- **Data extract**
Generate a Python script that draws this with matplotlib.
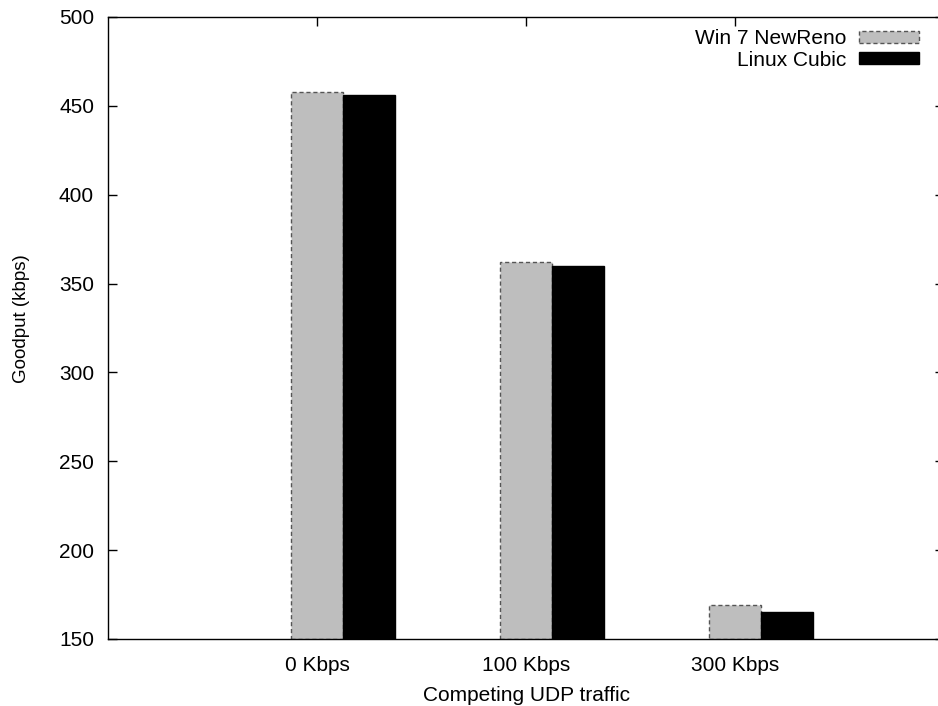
import matplotlib
matplotlib.use("Agg")
import matplotlib.pyplot as plt
import numpy as np

categories = ["0 Kbps", "100 Kbps", "300 Kbps"]
win7_newreno = [458, 362, 169]
linux_cubic = [456, 360, 165]
yticks = [150, 200, 250, 300, 350, 400, 450, 500]

plt.rcParams['font.family'] = ['Liberation Sans', 'DejaVu Sans']
plt.rcParams['font.size'] = 15

fig = plt.figure(figsize=(9.38, 7.06), dpi=100)
ax = fig.add_axes([108/938, 67/706, 836/938, 622/706])

x = np.arange(len(categories))
w = 0.25
ax.bar(x, [v - 150 for v in win7_newreno], width=w, bottom=150, color='#bebebe',
       edgecolor='#555555', linestyle=(0, (3, 2)), linewidth=1.0,
       label='Win 7 NewReno', zorder=3)
ax.bar(x + w, [v - 150 for v in linux_cubic], width=w, bottom=150, color='black',
       edgecolor='black', linewidth=1.0, label='Linux Cubic', zorder=3)

ax.set_xlim(-1, 3)
ax.set_ylim(150, 500)
ax.set_xticks(x)
ax.set_xticklabels(categories)
ax.set_yticks(yticks)

for s in ax.spines.values():
    s.set_linewidth(1.0)
    s.set_zorder(4)

ax.tick_params(axis='y', which='both', direction='in', left=True, right=True,
               length=6.5, width=1.0, pad=10)
ax.tick_params(axis='x', which='both', direction='in', top=True, bottom=False,
               length=6.5, width=1.0, pad=12)

ax.set_xlabel('Competing UDP traffic', labelpad=8)
ax.set_ylabel('Goodput (kbps)', fontsize=13.5)
ax.yaxis.set_label_coords((30-108)/836, (639-319)/622)

leg = ax.legend(loc='upper right', bbox_to_anchor=((919-108)/836, (639-29)/622),
                frameon=False, markerfirst=False, handlelength=2.9,
                handleheight=0.52, handletextpad=0.6, labelspacing=0.12,
                borderpad=0, borderaxespad=0)

fig.savefig('out.png', dpi=100)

- **Aim**
Only the lines from the start of the material through the line containing "ax = fig.add_axes([108/938, 67/706, 836/938, 622/706])" should be transcribed. Pictures stay out.

- **Answer for this exercise**
Generate a Python script that draws this with matplotlib.
import matplotlib
matplotlib.use("Agg")
import matplotlib.pyplot as plt
import numpy as np

categories = ["0 Kbps", "100 Kbps", "300 Kbps"]
win7_newreno = [458, 362, 169]
linux_cubic = [456, 360, 165]
yticks = [150, 200, 250, 300, 350, 400, 450, 500]

plt.rcParams['font.family'] = ['Liberation Sans', 'DejaVu Sans']
plt.rcParams['font.size'] = 15

fig = plt.figure(figsize=(9.38, 7.06), dpi=100)
ax = fig.add_axes([108/938, 67/706, 836/938, 622/706])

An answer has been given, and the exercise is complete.